3) Мыс Желания — это местность на Новой Земле, в Арктике, где в 56-м году, когда я там была, испытывали нечто, и я попала в зону повышенной радиации, живя на зимовье этого мыса. Сущая реальность, а не символическое название. Все трагичней и чище.
4) Если бы ты потрудился прочесть мое знаменитое эссе «Быть поэтессой в России», первая строка которого «Труднее, чем быть поэтом», ты бы не навалял столько вранья, подгоняя мою филологическую игру под свой физиологический ответ. Опять зарезался возрастом, испустил газы грязных сплетен и завистливой клеветы.
5) Я не только пишу о старшей сестре как о младшей, но и в стих-нии «Пуща-Водица» из книги «Таким образом» сообщаю, что в 10 лет я была старше матери моей — и намного!.. Ты путаешь метрику из ЗАГС’а с метрикой поэтического космоса. Но хуже того, ты заподозрил меня, человека чистой силы, в мелком плутовстве и даже, поработав сыщиком, разоблачил. Маразм.
6) Твой спецзаказ желает, чтобы я умерла молодой, а они бы все эту смерть полюбили. Хрен вот! Перебьетесь! Издаю новую книгу, прекрасную, как не знаю что, — слов нет!..
7) А уж если бы я «фильтровала», как ты пишешь, — тогда за что бы я сидела в «черных списках» при всех властях и чем бы я так разъяряла и ужасала других поэтиков, подыхающих от зависти к моей абсолютной свободе и честности при всех режимах?

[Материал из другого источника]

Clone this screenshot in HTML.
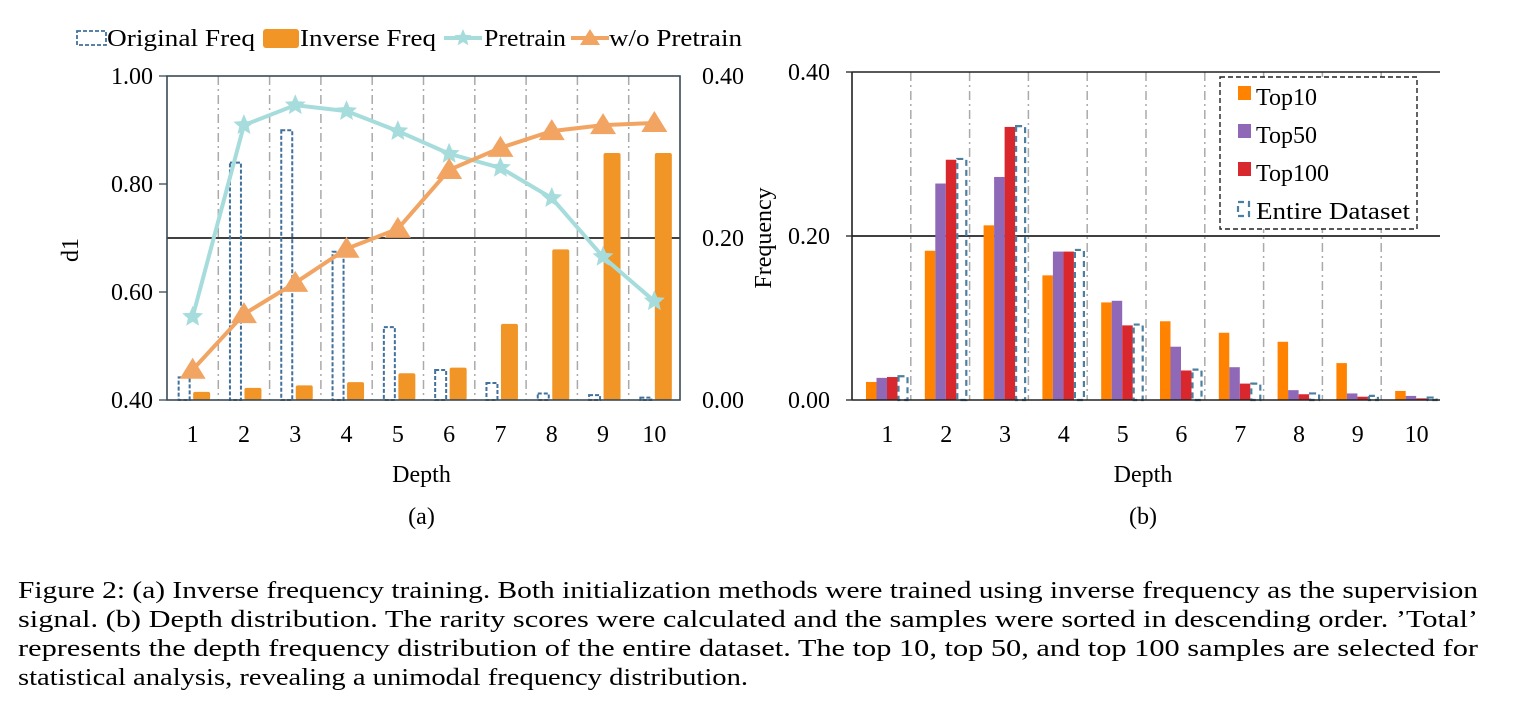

Отличный вопрос, но тебе слабо на такое ответить.
8) Стихние «Суровой нитью» было написано, когда вся эта книга уже родилась, — оно после книги, и до него эта книга была совсем не об этом, поскольку вся поэзия вообще — ни о чем таком, о чем ты привык думать.
9) В твоем обо мне сочинении есть подлое вранье, от которого тебе всячески следовало воздержаться, поскольку я — человек чистый и сильный, а в дружбах своих — крайне чистоплотный и самоотверженный. Такими отношениями, Володя, не разбрасываются на читательской помойке.
10) Н. Иванова никогда не была моей подружкой — масштаб не тот, и ты недооценил мою исключительную способность — жестко держать дистанцию. Зря недооценил!..
В моем случае ты подорвался на спецзаказе, как шахид на бомбе, и полетело из твоей головы такое «забавное» дерьмо, которое приличные люди в туалете сливают водой из бачка. Что я и делаю в данном случае.
Конец связи.
Относительности замеченной ею неточности в цитате — такие ошибки неизбежны у Тургенева, Толстого, Достоевского, Блока (см. примечания к их собр. соч.), а Честертон, когда редактор уличал его в неточном цитировании, вплоть до ложной атрибуции стиха Роберту Браунингу, тем не менее исправлять отказывался: «Я цитирую на память — и по склонности натуры, и из принципа. Для того и существует литература, она должна быть куском меня самого». Как раз я сверяю цитаты, но цитату Юнны о евреях привел по памяти, переврал — убежден, что у меня вышло лучше и глубже, хоть и по-другому.